The Success Blog

How do you Ride the Digital Economy

Digital technologies have tremendously impacted our lives and the way we conduct business. Coping up and fine tuning existing business practices in the environment that is increasingly digital is the paramount concern of all CEOs and business leaders. This presents a dimension where businesses are faced with the most potent threats and disruptions with potential opportunities to boot.

Consider this, 52% of the Fortune 500 companies have disappeared from the list since 2000 - as was noted in the World Economic Form’17. Their demise/acquisition/withering away is largely attributed to digital driven business models.

Large corporations on the benchmark S&P500 index had a 61-year average index tenure during 1958. This tenure has dropped down to 25 year average by 1980 and further down to 18 years by 2011–according to research reports. This trend hasn’t abated and economy leaders promote this period as the “Fourth Industrial Revolution”. This is increasingly acknowledged as the period where one can see rapid and ubiquitous adoption pf digital technologies. The resulting impact on society and individuals is deep and lasting as those that adapt could survive and possibly thrive.

Executives and leaders will need to drop the inertia towards new learning and rapidly adapt to the changing environment to enables themselves to shape their destinies – rather than be affected by the tsunami of digital economy. Let’s walk through key steps to take us through this transformative period and you may add more to this list.

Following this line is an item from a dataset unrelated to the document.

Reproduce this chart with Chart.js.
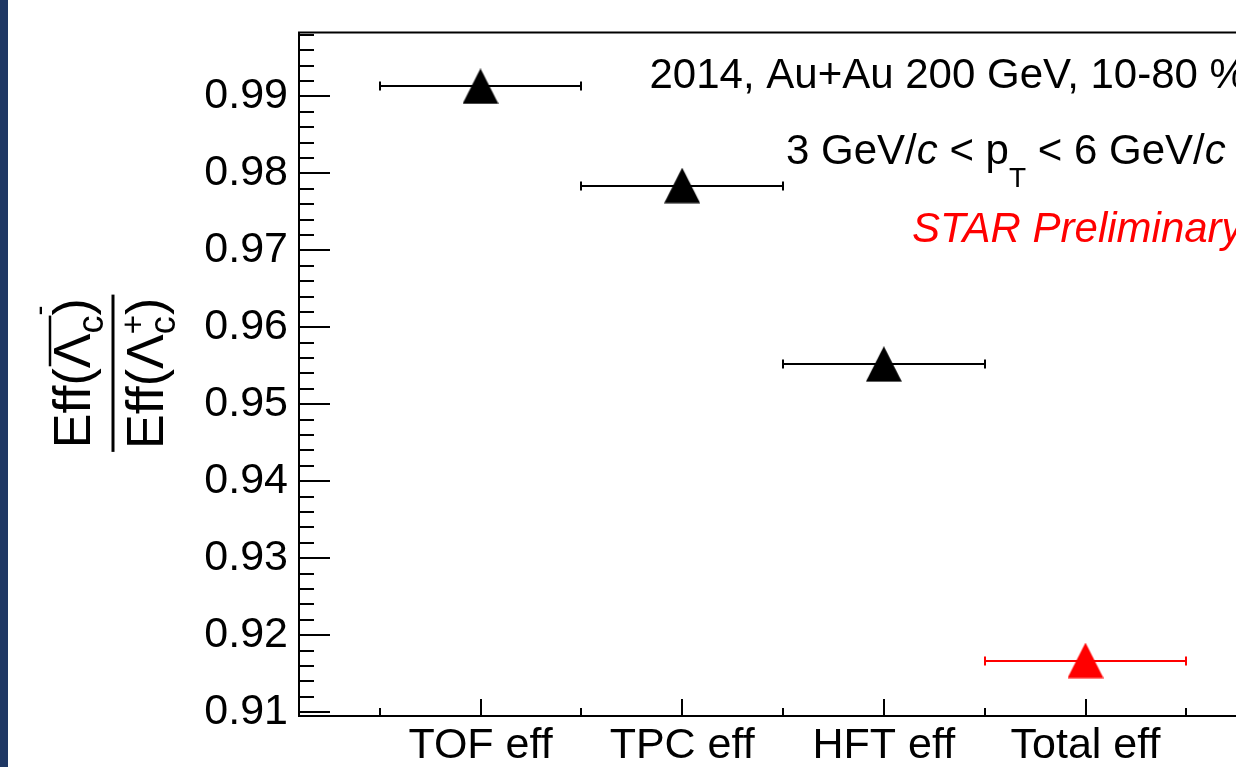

1)       Building alliances

The digital connectivity allows organizations to partner and collaborate with specialist input providers and allow the organizations to focus on their core competencies. Specialist service providers provide inputs that are crucial for a successful delivery of services while companies take charge of their innovation pipeline.  Business will need to respond and move from siloed and fixed processes to a dynamic network where the customers are served in an omni channel -digital and physical environment and the suppliers have a stake into your IT and procurement network basis quality data on consumption patterns.

The biggest examples are that of disruptors who are upstarts in the revolutions:.

  • The largest Taxi (Uber) company relies on alliances - does not own cars.
  • The largest Media company (Facebook) does not generate its own content.
  • The most profitable smartphone company (Apple) does not own its factory.

2)       Talent based outsourcing

As new networks and apps emerge to foster inter connectivity in the gig economy, companies can increasingly rely on sharing work outside their four walls to free agents and talent networks and this allows companies to decentralize their innovation engine. Talent based outsourcing is the latest buzz and trends in the US economy show that up to one fifth of the talent is available on interim assignment basis with the graph only increasing. The best person for an interim assignment could be available locally or in India/Asia as technology makes it easier for companies to open up interim assignments and demand services without the fixed cost of a full-term employee.

The Talent based outsourcing concept offers a collaboration based relationship where the Talent service provider is responsible for the daily operational management of the contractual workforce. In this case the service provider’s role increases from only a BPO based approach to providing a process transformation and performance solution to the contracting company.

Payment for labor is now shifting from a time-based availability model to a service based model where the interim worker is paid for results.

3)       Automating tasks

Companies increasingly rely on outsourcing typical repetitive tasks to technology that can do this reliably and efficiently. Some of the business processes/areas being automated are the payroll processing, leave management online through employee access portals, retail ordering and forecasting, CRM tasks like that displayed on e-tailing sites with product recommendation engines, order tracking, digital product tagging through RFID, online insurance approvals to name a few.

The resultant quantity of data being generated adds to the machine learning process and further improves the business process and drops down the cost to serve the customers.

4)       Extracting value out of Data

Legacy data scattered across the organization is the new Oil that will power the engines in the Information driven economy. Data is now increasingly aggregated through digitizing the capture and mining of this data through BI tools. Business intelligence tools now allow for analyzing patterns and shopper behaviors to aid the improvisation of physical store layouts and merchandise assortments/promotions. Big retailers routinely sell/share their data with suppliers to help them fine tune their merchandise range and promotions for increasing conversions at the shop-floors and web portals.

After learning from the collapse of industry stalwarts like Nokia, Blackberry, Kodak and many others - business leaders do acknowledge they need to self-initiate disruption rather than be upstaged by an upstart. They are increasingly relying on industry experts, Coaches and specialist service providers to think big, experiment fast with a proof of concept and scale up. To thrive in this age, leaders will need to shed their inertia and comfort zones within existing business models and adopt an innovation approach with help from inside and outside partners to ride the digital economy.